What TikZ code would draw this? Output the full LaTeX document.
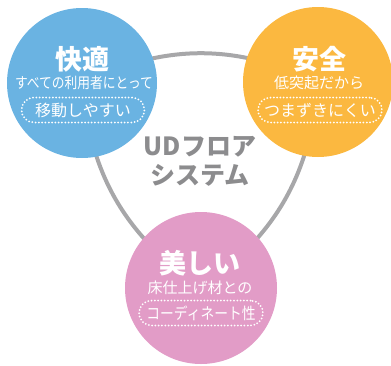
\documentclass[tikz,border=0pt]{standalone}
\usepackage{fontspec}
\setmainfont{Noto Sans CJK JP}
\usetikzlibrary{backgrounds}
\definecolor{cblue}{HTML}{6AB3E2}
\definecolor{corange}{HTML}{FBB840}
\definecolor{cpink}{HTML}{E29CC7}
\definecolor{clink}{HTML}{A7A7A9}
\definecolor{ctext}{HTML}{8C8C8E}
\begin{document}
\begin{tikzpicture}[x=1pt,y=-1pt,
  circ/.style={circle, minimum size=#1, inner sep=0pt, draw=none},
  link/.style={draw=clink, line width=4pt},
  title/.style={text=white, font=\bfseries\fontsize{27}{27}\selectfont, inner sep=0pt},
  sub/.style={text=white, font=\fontsize{15}{15}\selectfont, inner sep=0pt},
  pill/.style={draw=white, rounded corners=12.5pt, minimum width=123pt, minimum height=25pt,
    line width=2pt, dash pattern=on 0pt off 3.3pt, line cap=round, text=white,
    font=\fontsize{16}{16}\selectfont, inner sep=0pt},
  ud/.style={text=ctext, font=\bfseries\fontsize{25}{25}\selectfont, inner sep=0pt}]
\useasboundingbox (0,0) rectangle (391,365);
\node[circ=150pt, fill=cblue] (b) at (82,83) {};
\node[circ=150pt, fill=corange] (o) at (318,82) {};
\node[circ=152pt, fill=cpink] (p) at (201,288) {};
\begin{scope}[on background layer]
\draw[link] (b.center) to[bend left=25] (o.center);
\draw[link] (o.center) to[bend left=25] (p.center);
\draw[link] (p.center) to[bend left=25] (b.center);
\end{scope}
\node[ud] (ud1) at (200,147) {UDフロア};
\node[ud] (ud2) at (200,175) {システム};
% blue
\node[title] (bt) at (82,59) {快適};
\node[sub] (bs) at (84,83) {\scalebox{0.85}[1]{すべての利用者にとって}};
\node[pill] (bp) at (83,110) {移動しやすい};
% orange
\node[title] (ot) at (319,59) {安全};
\node[sub] (os) at (319,83) {低突起だから};
\node[pill, minimum width=124pt] (op) at (320,110) {つまずきにくい};
% pink
\node[title] (pt) at (200,263) {美しい};
\node[sub] (ps) at (200,288) {床仕上げ材との};
\node[pill, minimum width=124pt] (pp) at (201,313) {\scalebox{0.86}[1]{コーディネート性}};
\end{tikzpicture}
\end{document}
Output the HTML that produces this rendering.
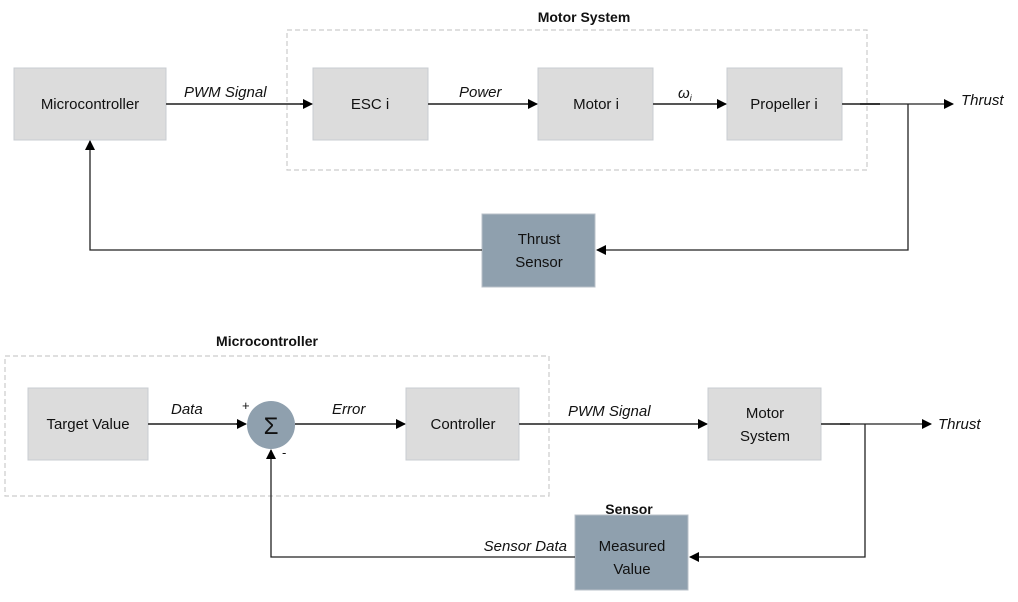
<!DOCTYPE html>
<html><head><meta charset="utf-8"><style>
html,body{margin:0;padding:0;background:#fff;}
svg{display:block;font-family:"Liberation Sans",sans-serif;}
.b{fill:#dcdcdc;stroke:#c8ccd2;stroke-width:1;}
.s{fill:#8fa0ae;stroke:#b8c0c8;stroke-width:1;}
.t{font-size:15px;fill:#111;text-anchor:middle;}
.i{font-size:15px;fill:#111;font-style:italic;}
.h{font-size:14px;font-weight:bold;fill:#111;text-anchor:middle;}
.l{stroke:#555;stroke-width:2;fill:none;}
.k{stroke:#222;stroke-width:1.3;fill:none;}
.d{fill:none;stroke:#ccc;stroke-width:1.2;stroke-dasharray:5,3;}
</style></head><body>
<svg width="1018" height="602" viewBox="0 0 1018 602">
<defs>
<marker id="a" markerWidth="10" markerHeight="10" refX="9" refY="5" orient="auto" markerUnits="userSpaceOnUse"><path d="M0,0 L10,5 L0,10 z" fill="#000"/></marker>
</defs>
<!-- top -->
<rect class="d" x="287" y="30" width="580" height="140"/>
<text class="h" x="584" y="22">Motor System</text>
<rect class="b" x="14" y="68" width="152" height="72"/>
<text class="t" x="90" y="109">Microcontroller</text>
<rect class="b" x="313" y="68" width="115" height="72"/>
<text class="t" x="370" y="109">ESC i</text>
<rect class="b" x="538" y="68" width="115" height="72"/>
<text class="t" x="596" y="109">Motor i</text>
<rect class="b" x="727" y="68" width="115" height="72"/>
<text class="t" x="784" y="109">Propeller i</text>
<line class="l" x1="166" y1="104" x2="304" y2="104"/><line class="k" x1="300" y1="104" x2="312" y2="104" marker-end="url(#a)"/>
<line class="l" x1="428" y1="104" x2="530" y2="104"/><line class="k" x1="528" y1="104" x2="537" y2="104" marker-end="url(#a)"/>
<line class="l" x1="653" y1="104" x2="720" y2="104"/><line class="k" x1="718" y1="104" x2="726" y2="104" marker-end="url(#a)"/>
<text class="i" x="184" y="97">PWM Signal</text>
<text class="i" x="459" y="97">Power</text>
<text class="i" x="678" y="98">ω<tspan font-size="9" dy="3">i</tspan></text>
<line class="l" x1="842" y1="104" x2="880" y2="104"/>
<line class="k" x1="860" y1="104" x2="953" y2="104" marker-end="url(#a)"/>
<text class="i" x="961" y="105">Thrust</text>
<polyline class="k" points="908,104 908,250 597,250" marker-end="url(#a)"/>
<rect class="s" x="482" y="214" width="113" height="73"/>
<text class="t" x="539" y="244">Thrust</text>
<text class="t" x="539" y="267">Sensor</text>
<polyline class="k" points="482,250 90,250 90,141" marker-end="url(#a)"/>
<!-- bottom -->
<rect class="d" x="5" y="356" width="544" height="140"/>
<text class="h" x="267" y="346">Microcontroller</text>
<rect class="b" x="28" y="388" width="120" height="72"/>
<text class="t" x="88" y="429">Target Value</text>
<line class="l" x1="148" y1="424" x2="240" y2="424"/><line class="k" x1="236" y1="424" x2="246" y2="424" marker-end="url(#a)"/>
<circle cx="271" cy="425" r="24" fill="#8fa0ae"/>
<text x="271" y="434" font-size="24" text-anchor="middle" fill="#111">Σ</text>
<text x="242" y="410" font-size="13" fill="#111">+</text>
<text x="282" y="457" font-size="13" fill="#111">-</text>
<text class="i" x="171" y="414">Data</text>
<line class="l" x1="295" y1="424" x2="398" y2="424"/><line class="k" x1="396" y1="424" x2="405" y2="424" marker-end="url(#a)"/>
<text class="i" x="332" y="414">Error</text>
<rect class="b" x="406" y="388" width="113" height="72"/>
<text class="t" x="463" y="429">Controller</text>
<line class="l" x1="519" y1="424" x2="700" y2="424"/><line class="k" x1="698" y1="424" x2="707" y2="424" marker-end="url(#a)"/>
<text class="i" x="568" y="416">PWM Signal</text>
<rect class="b" x="708" y="388" width="113" height="72"/>
<text class="t" x="765" y="418">Motor</text>
<text class="t" x="765" y="441">System</text>
<line class="l" x1="821" y1="424" x2="850" y2="424"/>
<line class="k" x1="840" y1="424" x2="931" y2="424" marker-end="url(#a)"/>
<text class="i" x="938" y="429">Thrust</text>
<polyline class="k" points="865,424 865,557 690,557" marker-end="url(#a)"/>
<text class="h" x="629" y="514">Sensor</text>
<rect class="s" x="575" y="515" width="113" height="75"/>
<text class="t" x="632" y="551">Measured</text>
<text class="t" x="632" y="574">Value</text>
<text class="i" x="567" y="551" text-anchor="end">Sensor Data</text>
<polyline class="k" points="575,557 271,557 271,450" marker-end="url(#a)"/>
</svg>
</body></html>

> **REQUEST**: Copy out each line exactly, without the pictures.

> **OUTPUT FOR THIS TASK**:
What TikZ code would draw this? Output the full LaTeX document.
\documentclass[tikz,border=0pt]{standalone}
\usepackage{fontspec}
\setmainfont{Noto Sans CJK JP}
\usetikzlibrary{backgrounds}
\definecolor{cblue}{HTML}{6AB3E2}
\definecolor{corange}{HTML}{FBB840}
\definecolor{cpink}{HTML}{E29CC7}
\definecolor{clink}{HTML}{A7A7A9}
\definecolor{ctext}{HTML}{8C8C8E}
\begin{document}
\begin{tikzpicture}[x=1pt,y=-1pt,
  circ/.style={circle, minimum size=#1, inner sep=0pt, draw=none},
  link/.style={draw=clink, line width=4pt},
  title/.style={text=white, font=\bfseries\fontsize{27}{27}\selectfont, inner sep=0pt},
  sub/.style={text=white, font=\fontsize{15}{15}\selectfont, inner sep=0pt},
  pill/.style={draw=white, rounded corners=12.5pt, minimum width=123pt, minimum height=25pt,
    line width=2pt, dash pattern=on 0pt off 3.3pt, line cap=round, text=white,
    font=\fontsize{16}{16}\selectfont, inner sep=0pt},
  ud/.style={text=ctext, font=\bfseries\fontsize{25}{25}\selectfont, inner sep=0pt}]
\useasboundingbox (0,0) rectangle (391,365);
\node[circ=150pt, fill=cblue] (b) at (82,83) {};
\node[circ=150pt, fill=corange] (o) at (318,82) {};
\node[circ=152pt, fill=cpink] (p) at (201,288) {};
\begin{scope}[on background layer]
\draw[link] (b.center) to[bend left=25] (o.center);
\draw[link] (o.center) to[bend left=25] (p.center);
\draw[link] (p.center) to[bend left=25] (b.center);
\end{scope}
\node[ud] (ud1) at (200,147) {UDフロア};
\node[ud] (ud2) at (200,175) {システム};
% blue
\node[title] (bt) at (82,59) {快適};
\node[sub] (bs) at (84,83) {\scalebox{0.85}[1]{すべての利用者にとって}};
\node[pill] (bp) at (83,110) {移動しやすい};
% orange
\node[title] (ot) at (319,59) {安全};
\node[sub] (os) at (319,83) {低突起だから};
\node[pill, minimum width=124pt] (op) at (320,110) {つまずきにくい};
% pink
\node[title] (pt) at (200,263) {美しい};
\node[sub] (ps) at (200,288) {床仕上げ材との};
\node[pill, minimum width=124pt] (pp) at (201,313) {\scalebox{0.86}[1]{コーディネート性}};
\end{tikzpicture}
\end{document}
Output the HTML that produces this rendering.
<!DOCTYPE html>
<html><head><meta charset="utf-8"><style>
html,body{margin:0;padding:0;background:#fff;}
svg{display:block;font-family:"Liberation Sans",sans-serif;}
.b{fill:#dcdcdc;stroke:#c8ccd2;stroke-width:1;}
.s{fill:#8fa0ae;stroke:#b8c0c8;stroke-width:1;}
.t{font-size:15px;fill:#111;text-anchor:middle;}
.i{font-size:15px;fill:#111;font-style:italic;}
.h{font-size:14px;font-weight:bold;fill:#111;text-anchor:middle;}
.l{stroke:#555;stroke-width:2;fill:none;}
.k{stroke:#222;stroke-width:1.3;fill:none;}
.d{fill:none;stroke:#ccc;stroke-width:1.2;stroke-dasharray:5,3;}
</style></head><body>
<svg width="1018" height="602" viewBox="0 0 1018 602">
<defs>
<marker id="a" markerWidth="10" markerHeight="10" refX="9" refY="5" orient="auto" markerUnits="userSpaceOnUse"><path d="M0,0 L10,5 L0,10 z" fill="#000"/></marker>
</defs>
<!-- top -->
<rect class="d" x="287" y="30" width="580" height="140"/>
<text class="h" x="584" y="22">Motor System</text>
<rect class="b" x="14" y="68" width="152" height="72"/>
<text class="t" x="90" y="109">Microcontroller</text>
<rect class="b" x="313" y="68" width="115" height="72"/>
<text class="t" x="370" y="109">ESC i</text>
<rect class="b" x="538" y="68" width="115" height="72"/>
<text class="t" x="596" y="109">Motor i</text>
<rect class="b" x="727" y="68" width="115" height="72"/>
<text class="t" x="784" y="109">Propeller i</text>
<line class="l" x1="166" y1="104" x2="304" y2="104"/><line class="k" x1="300" y1="104" x2="312" y2="104" marker-end="url(#a)"/>
<line class="l" x1="428" y1="104" x2="530" y2="104"/><line class="k" x1="528" y1="104" x2="537" y2="104" marker-end="url(#a)"/>
<line class="l" x1="653" y1="104" x2="720" y2="104"/><line class="k" x1="718" y1="104" x2="726" y2="104" marker-end="url(#a)"/>
<text class="i" x="184" y="97">PWM Signal</text>
<text class="i" x="459" y="97">Power</text>
<text class="i" x="678" y="98">ω<tspan font-size="9" dy="3">i</tspan></text>
<line class="l" x1="842" y1="104" x2="880" y2="104"/>
<line class="k" x1="860" y1="104" x2="953" y2="104" marker-end="url(#a)"/>
<text class="i" x="961" y="105">Thrust</text>
<polyline class="k" points="908,104 908,250 597,250" marker-end="url(#a)"/>
<rect class="s" x="482" y="214" width="113" height="73"/>
<text class="t" x="539" y="244">Thrust</text>
<text class="t" x="539" y="267">Sensor</text>
<polyline class="k" points="482,250 90,250 90,141" marker-end="url(#a)"/>
<!-- bottom -->
<rect class="d" x="5" y="356" width="544" height="140"/>
<text class="h" x="267" y="346">Microcontroller</text>
<rect class="b" x="28" y="388" width="120" height="72"/>
<text class="t" x="88" y="429">Target Value</text>
<line class="l" x1="148" y1="424" x2="240" y2="424"/><line class="k" x1="236" y1="424" x2="246" y2="424" marker-end="url(#a)"/>
<circle cx="271" cy="425" r="24" fill="#8fa0ae"/>
<text x="271" y="434" font-size="24" text-anchor="middle" fill="#111">Σ</text>
<text x="242" y="410" font-size="13" fill="#111">+</text>
<text x="282" y="457" font-size="13" fill="#111">-</text>
<text class="i" x="171" y="414">Data</text>
<line class="l" x1="295" y1="424" x2="398" y2="424"/><line class="k" x1="396" y1="424" x2="405" y2="424" marker-end="url(#a)"/>
<text class="i" x="332" y="414">Error</text>
<rect class="b" x="406" y="388" width="113" height="72"/>
<text class="t" x="463" y="429">Controller</text>
<line class="l" x1="519" y1="424" x2="700" y2="424"/><line class="k" x1="698" y1="424" x2="707" y2="424" marker-end="url(#a)"/>
<text class="i" x="568" y="416">PWM Signal</text>
<rect class="b" x="708" y="388" width="113" height="72"/>
<text class="t" x="765" y="418">Motor</text>
<text class="t" x="765" y="441">System</text>
<line class="l" x1="821" y1="424" x2="850" y2="424"/>
<line class="k" x1="840" y1="424" x2="931" y2="424" marker-end="url(#a)"/>
<text class="i" x="938" y="429">Thrust</text>
<polyline class="k" points="865,424 865,557 690,557" marker-end="url(#a)"/>
<text class="h" x="629" y="514">Sensor</text>
<rect class="s" x="575" y="515" width="113" height="75"/>
<text class="t" x="632" y="551">Measured</text>
<text class="t" x="632" y="574">Value</text>
<text class="i" x="567" y="551" text-anchor="end">Sensor Data</text>
<polyline class="k" points="575,557 271,557 271,450" marker-end="url(#a)"/>
</svg>
</body></html>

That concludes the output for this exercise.